Pre-draft measurables
| Height | Weight | Arm length | Hand span | Vertical jump |
|---|---|---|---|---|
| 6 ft 2 in (1.88 m) | 219 lb (99 kg) | 29+3⁄8 in (0.75 m) | 9+3⁄8 in (0.24 m) | 31.0 in (0.79 m) |

===1995–1999===
In 1995, Torretta moved to NFL Europe and was also on the roster for the San Francisco 49ers and Detroit Lions but was again relegated to backup roles. He was cut by the 49ers in 1996 and subsequently picked up by the Seattle Seahawks. His only chance to play in an NFL game came in the 1996 season finale when he came off the bench for the Seahawks against the Oakland Raiders. He immediately threw a 32-yard touchdown pass to Joey Galloway that put Seattle ahead, leading the team to victory.

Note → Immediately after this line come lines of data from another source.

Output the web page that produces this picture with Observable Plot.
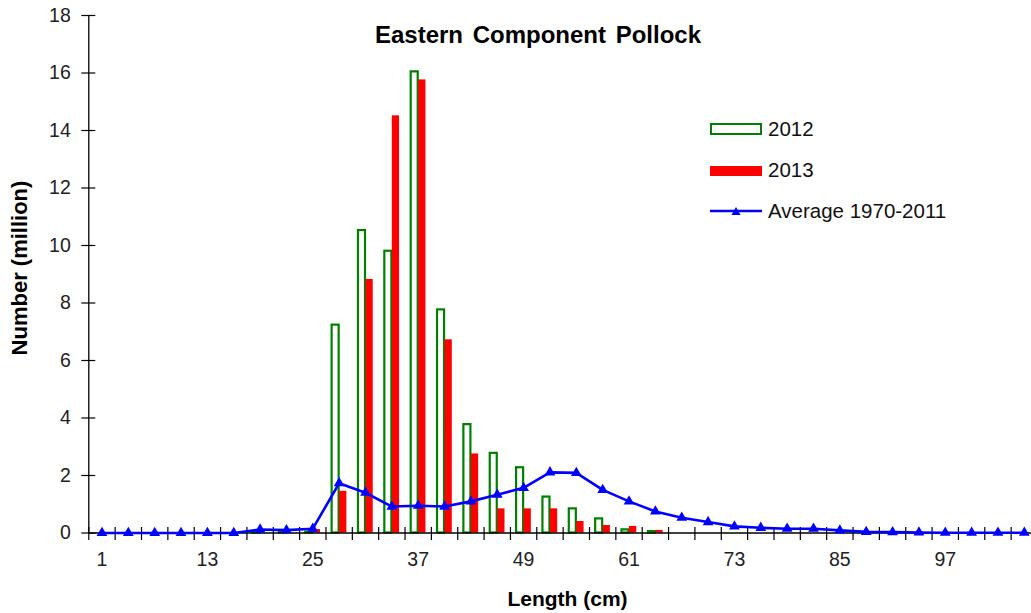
<!DOCTYPE html>
<html><head><meta charset="utf-8">
<script src="https://cdn.jsdelivr.net/npm/d3@7"></script>
<script src="https://cdn.jsdelivr.net/npm/@observablehq/plot@0.6"></script>
<style>
html,body{margin:0;padding:0;background:#fff;overflow:hidden}
#wrap{position:relative;width:1031px;height:613px;font-family:"Liberation Sans",Arial,sans-serif;color:#111}
.t{position:absolute;white-space:nowrap;line-height:1}
.sw{position:absolute;box-sizing:border-box}
</style></head><body><div id="wrap"></div>
<script>
// Length classes (cm)
const lengths = [1,4,7,10,13,16,19,22,25,28,31,34,37,40,43,46,49,52,55,58,61,64,67,70,73,76,79,82,85,88,91,94,97,100,103,106];
// Numbers (million)
const n2012 = [0,0,0,0,0,0,0.02,0.02,0.03,7.23,10.52,9.80,16.04,7.76,3.77,2.77,2.27,1.25,0.84,0.49,0.11,0.05,0,0,0,0,0,0,0,0,0,0,0,0,0,0];
const n2013 = [0,0,0,0,0,0,0,0,0.12,1.45,8.82,14.51,15.76,6.72,2.75,0.84,0.84,0.84,0.40,0.26,0.23,0.09,0,0,0,0,0,0,0,0,0,0,0,0,0,0];
const avg19702011 = [0,0,0,0,0,0,0.12,0.10,0.15,1.73,1.40,0.92,0.95,0.92,1.10,1.33,1.57,2.11,2.09,1.50,1.10,0.75,0.53,0.38,0.23,0.18,0.15,0.15,0.09,0.04,0.03,0.02,0.01,0.01,0.01,0.01];
const seriesNames = ["2012","2013","Average 1970-2011"];
const xTickLabels = [1,13,25,37,49,61,73,85,97];
const yTicks = [0,2,4,6,8,10,12,14,16,18];
const titleText = "Eastern Component Pollock";
const xTitle = "Length (cm)";
const yTitle = "Number (million)";

const rows = lengths.map((L,i)=>({L, a:n2012[i], b:n2013[i], avg:avg19702011[i]}));
const edges = lengths.map(L=>L-1.5).concat([lengths[lengths.length-1]+1.5]);
const GREEN="#008000", RED="#ff0000", BLUE="#0000ff";

const chart = Plot.plot({
  width:1031, height:613, marginLeft:88.3, marginRight:0, marginTop:15, marginBottom:80.5,
  style:{fontFamily:'"Liberation Sans", Arial, sans-serif', fontSize:"19.5px", color:"#222", background:"white"},
  x:{domain:[-0.5,107.5], range:[88.3,1037], ticks:xTickLabels, tickSize:0, tickPadding:19.5, label:null},
  y:{domain:[0,18], ticks:yTicks, tickSize:0, tickPadding:18, label:null},
  marks:[
    Plot.rect(rows.filter(d=>d.a>0), {x1:d=>d.L-0.8, x2:d=>d.L, y1:0, y2:"a", fill:"white", stroke:GREEN, strokeWidth:2.2}),
    Plot.rect(rows.filter(d=>d.b>0), {x1:d=>d.L+0.05, x2:d=>d.L+0.88, y1:0, y2:"b", fill:RED}),
    Plot.ruleY([0], {stroke:"#000", strokeWidth:1.3}),
    Plot.ruleX([-0.5], {stroke:"#000", strokeWidth:1.3}),
    Plot.ruleX(edges, {y1:0, y2:0, insetTop:-5.5, insetBottom:-7.5, stroke:"#000", strokeWidth:1.2}),
    Plot.ruleY(yTicks, {x1:-0.5, x2:-0.5, insetLeft:-7, insetRight:-7, stroke:"#000", strokeWidth:1.2}),
    Plot.line(rows, {x:"L", y:"avg", stroke:BLUE, strokeWidth:2.6}),
    Plot.dot(rows, {x:"L", y:"avg", symbol:"triangle", r:4, fill:BLUE})
  ]
});
const wrap = document.getElementById("wrap");
wrap.appendChild(chart);

function addText(txt, opts){
  const d=document.createElement("div");
  d.className="t"; d.textContent=txt;
  Object.assign(d.style, opts);
  wrap.appendChild(d); return d;
}
// title, axis titles
addText(titleText,{left:"538px",top:"23px",fontSize:"24px",fontWeight:"bold",wordSpacing:"3px",transform:"translateX(-50%)",color:"#000"});
addText(xTitle,{left:"567.5px",top:"588px",fontSize:"21px",fontWeight:"bold",transform:"translateX(-50%)",color:"#000"});
addText(yTitle,{left:"20px",top:"268px",fontSize:"22px",fontWeight:"bold",transform:"translate(-50%,-50%) rotate(-90deg)",color:"#000"});

// legend
function sw(style){const d=document.createElement("div");d.className="sw";Object.assign(d.style,style);wrap.appendChild(d);return d;}
sw({left:"710px",top:"122.5px",width:"52px",height:"12.5px",border:"2px solid "+GREEN,background:"#fff"});
sw({left:"710px",top:"165.5px",width:"52px",height:"10px",background:RED});
const ls=document.createElementNS("http://www.w3.org/2000/svg","svg");
ls.setAttribute("width","56");ls.setAttribute("height","14");
ls.style.position="absolute";ls.style.left="708px";ls.style.top="204px";
ls.innerHTML='<line x1="2" x2="54" y1="7" y2="7" stroke="'+BLUE+'" stroke-width="2.6"/><path d="M28,3 L32.6,11 L23.4,11 Z" fill="'+BLUE+'"/>';
wrap.appendChild(ls);
const lf=20.5;
addText(seriesNames[0],{left:"768px",top:(136-0.8465*lf)+"px",fontSize:lf+"px"});
addText(seriesNames[1],{left:"768px",top:(177.3-0.8465*lf)+"px",fontSize:lf+"px"});
addText(seriesNames[2],{left:"768px",top:(218.3-0.8465*lf)+"px",fontSize:lf+"px"});
</script></body></html>
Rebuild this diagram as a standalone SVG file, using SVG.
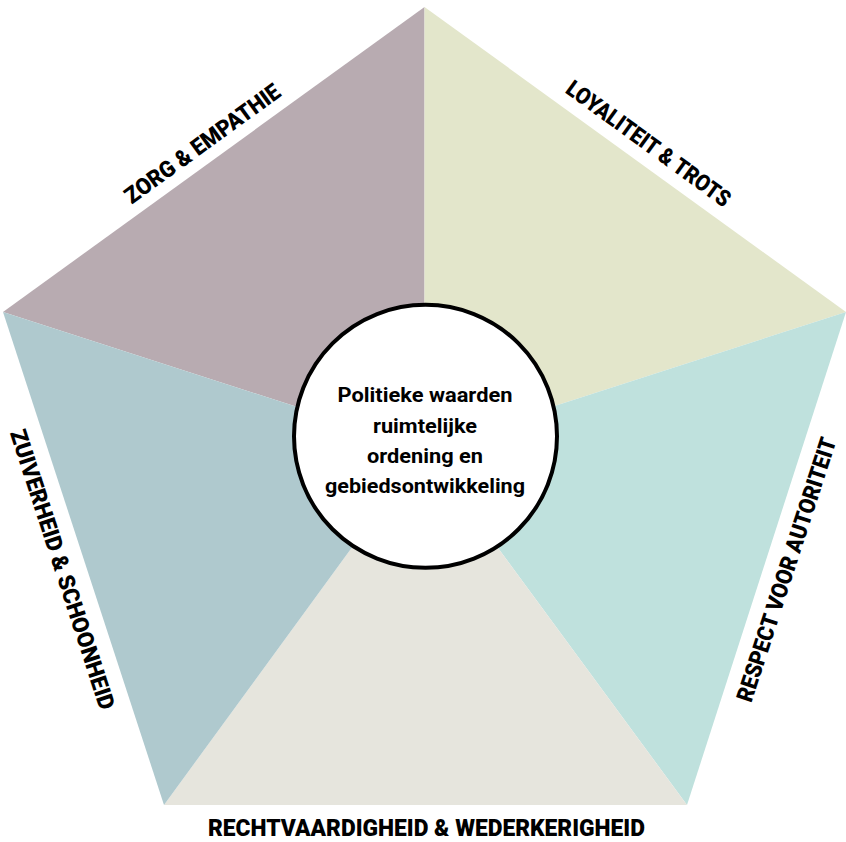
<svg xmlns="http://www.w3.org/2000/svg" width="846" height="842" viewBox="0 0 846 842">
<style>
.lbl{font-family:Roboto,"Open Sans","Liberation Sans",sans-serif;font-weight:900;font-size:23px;fill:#000;text-anchor:middle}
.ctr{font-family:Roboto,"Open Sans","Liberation Sans",sans-serif;font-weight:700;font-size:21px;fill:#000;text-anchor:middle}
</style>
<rect width="846" height="842" fill="#ffffff"/>
<g id="sectors">
<polygon id="zorg" points="424.5,448 3,312 424.5,7" fill="#b8abb1"/>
<polygon id="loyaliteit" points="424.5,448 424.5,7 846,312" fill="#e3e6cb"/>
<polygon id="respect" points="424.5,448 846,312 687,805" fill="#bfe1dd"/>
<polygon id="recht" points="424.5,448 687,805 164,805" fill="#e6e5dd"/>
<polygon id="zuiverheid" points="424.5,448 164,805 3,312" fill="#afc9ce"/>
</g>
<g id="labels">
<text class="lbl" transform="translate(207,150) rotate(-36)" textLength="186" lengthAdjust="spacingAndGlyphs">ZORG &amp; EMPATHIE</text>
<text class="lbl" transform="translate(644,150) rotate(36)" textLength="197" lengthAdjust="spacingAndGlyphs">LOYALITEIT &amp; TROTS</text>
<text class="lbl" transform="translate(794,572) rotate(-72)" textLength="276" lengthAdjust="spacingAndGlyphs">RESPECT VOOR AUTORITEIT</text>
<text class="lbl" transform="translate(55,572) rotate(72)" textLength="293" lengthAdjust="spacingAndGlyphs">ZUIVERHEID &amp; SCHOONHEID</text>
<text class="lbl" x="426.5" y="836" textLength="437" lengthAdjust="spacingAndGlyphs">RECHTVAARDIGHEID &amp; WEDERKERIGHEID</text>
</g>
<g id="center">
<circle cx="425.5" cy="436.3" r="131.5" fill="#ffffff" stroke="#000000" stroke-width="4"/>
<text class="ctr" x="425" y="402" textLength="175" lengthAdjust="spacingAndGlyphs">Politieke waarden</text>
<text class="ctr" x="425" y="432.5" textLength="104" lengthAdjust="spacingAndGlyphs">ruimtelijke</text>
<text class="ctr" x="425" y="463" textLength="116" lengthAdjust="spacingAndGlyphs">ordening en</text>
<text class="ctr" x="425" y="493.3" textLength="200" lengthAdjust="spacingAndGlyphs">gebiedsontwikkeling</text>
</g>
</svg>
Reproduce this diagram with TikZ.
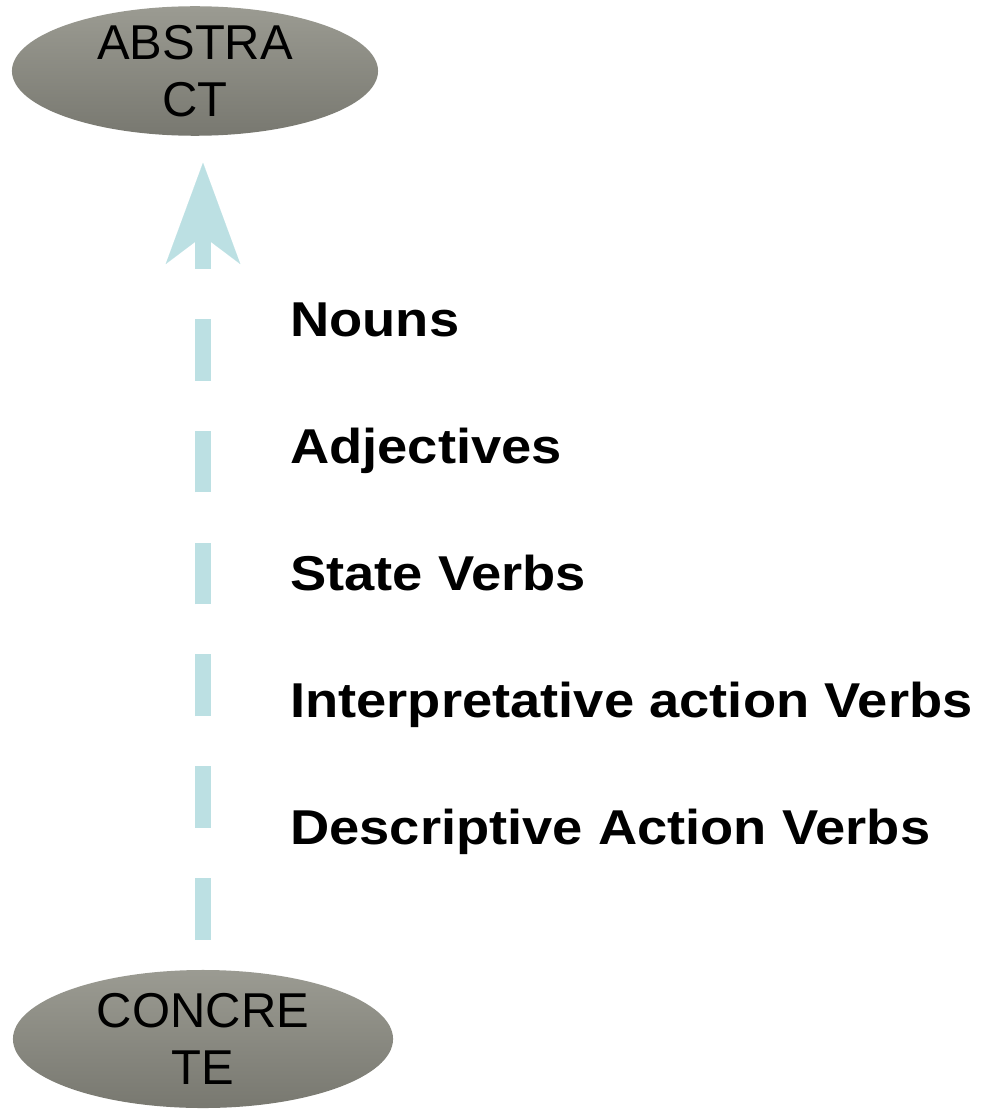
\documentclass[tikz,border=0pt]{standalone}
\usepackage{fontspec}
\setmainfont{Liberation Sans}
\newfontfamily\lblfont{Liberation Sans}[FakeStretch=1.11]
\usetikzlibrary{arrows.meta,shapes.geometric}
\definecolor{flow}{RGB}{188,224,227}
\definecolor{ovtop}{RGB}{155,155,146}
\definecolor{ovbot}{RGB}{120,120,112}
\tikzset{
  oval/.style={ellipse,inner sep=0pt,top color=ovtop,bottom color=ovbot,align=center,
    font=\fontsize{34.8}{40.5}\selectfont},
  lbl/.style={anchor=base west,inner sep=0pt,font=\lblfont\bfseries\fontsize{34.8}{40}\selectfont},
  flowline/.style={draw=flow,line width=12pt,dash pattern=on 44pt off 35.6pt,
    -{Stealth[length=72pt,width=53pt,inset=20pt,line width=0.01pt]}}
}

\begin{document}
\begin{tikzpicture}[x=0.025cm,y=-0.025cm]
  \useasboundingbox (0,0) rectangle (987,1110);
  \node[oval,minimum width=9.15cm,minimum height=3.2cm] (ab) at (195,71) {ABSTRA\\CT};
  \node[oval,minimum width=9.5cm,minimum height=3.45cm] (cc) at (203,1039) {CONCRE\\TE};
  \draw[flowline,shorten <=21pt,shorten >=19pt] (cc.north) -- (ab.south -| cc.north);
  \foreach \txt [count=\i] in {Nouns,Adjectives,State Verbs,Interpretative action Verbs,Descriptive Action Verbs}
    \node[lbl] (w\i) at (290,{209+127*\i}) {\txt};
\end{tikzpicture}
\end{document}
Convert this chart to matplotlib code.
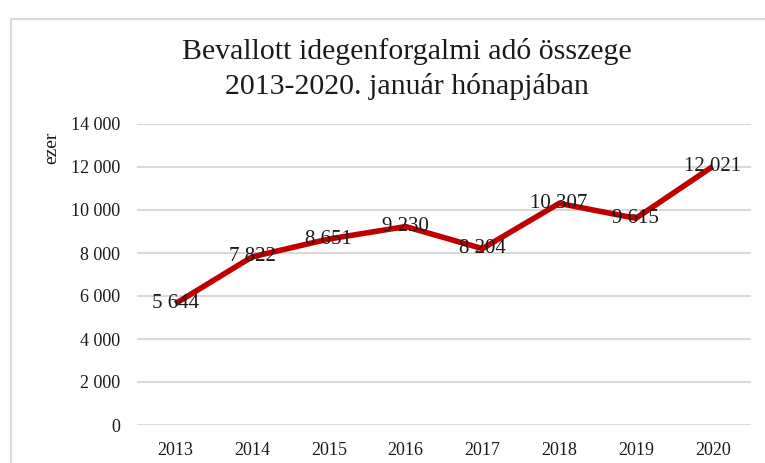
import matplotlib.pyplot as plt
from matplotlib.lines import Line2D

years = ["2013", "2014", "2015", "2016", "2017", "2018", "2019", "2020"]
values = [5644, 7822, 8651, 9230, 8204, 10307, 9615, 12021]
yticks = [0, 2000, 4000, 6000, 8000, 10000, 12000, 14000]

SERIF = ["Liberation Serif", "DejaVu Serif"]
plt.rcParams["font.family"] = SERIF

RED = "#c00000"
GRID = "#d9d9d9"
INK = "#1a1a1a"


def fmt(v):
    return f"{v:,}".replace(",", " ")


fig = plt.figure(figsize=(7.65, 4.63), dpi=100)
fig.patch.set_facecolor("white")

# chart border (left + top visible in the crop)
fig.add_artist(Line2D([11 / 765, 11 / 765], [0, 1 - 19 / 463], transform=fig.transFigure,
                      color=GRID, lw=1.5))
fig.add_artist(Line2D([11 / 765, 1], [1 - 19 / 463, 1 - 19 / 463], transform=fig.transFigure,
                      color=GRID, lw=1.5))

fig.text(0.532, 1 - 59 / 463, "Bevallott idegenforgalmi adó összege", ha="center",
         va="baseline", fontsize=21.5, color=INK)
fig.text(0.532, 1 - 94 / 463, "2013-2020. január hónapjában", ha="center",
         va="baseline", fontsize=21.5, color=INK)

ax = fig.add_axes([137 / 765, 38 / 463, 614 / 765, 301 / 463])
x = list(range(len(years)))
ax.plot(x, values, color=RED, lw=4.0, solid_capstyle="butt", solid_joinstyle="miter", zorder=3)
for xi, v in zip(x, values):
    ax.text(xi, v, fmt(v), ha="center", va="center", fontsize=15, color=INK, zorder=4)

ax.set_xlim(-0.5, len(years) - 0.5)
ax.set_ylim(0, 14000)
ax.set_yticks(yticks)
ax.set_yticklabels([fmt(v) for v in yticks], fontsize=13, color=INK)
ax.set_xticks(x)
ax.set_xticklabels(years, fontsize=13, color=INK)
ax.tick_params(axis="y", length=0, pad=12)
ax.tick_params(axis="x", length=0, pad=12.5)
ax.grid(axis="y", color=GRID, lw=1.5)
ax.set_axisbelow(True)
for s in ax.spines.values():
    s.set_visible(False)

fig.text(52 / 765, 1 - 148 / 463, "ezer", rotation=90, ha="center", va="center",
         fontsize=14, color=INK)

fig.savefig("out.png", dpi=100, facecolor="white")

In 1997, Torretta was on the roster for Seattle and later the Indianapolis Colts but again did not play. After a brief stint with Kansas City in 1999, he retired from the NFL.

==Post-football career==
Following his NFL career, Torretta founded Touchdown Radio in 2005, a nationally syndicated radio broadcast, featuring a weekly NCAA football game. He is also an NCAA football expert analyst on SiriusXM channel 91, College Sports Nation.

Previously he held a position at Wachovia Securities as a senior financial advisor. Later he became vice president for GAMCO Asset Management, working with institutional clients nationwide out of the firm's Palm Beach office.

On September 18, 2025, The University of Miami announced that Max Chira, a UM fan, has made a $1.81 million donation that will be used to construct life-sized statues of Torretta and Vinny Testaverde on campus outside the Schwartz Center for Athletic Excellence.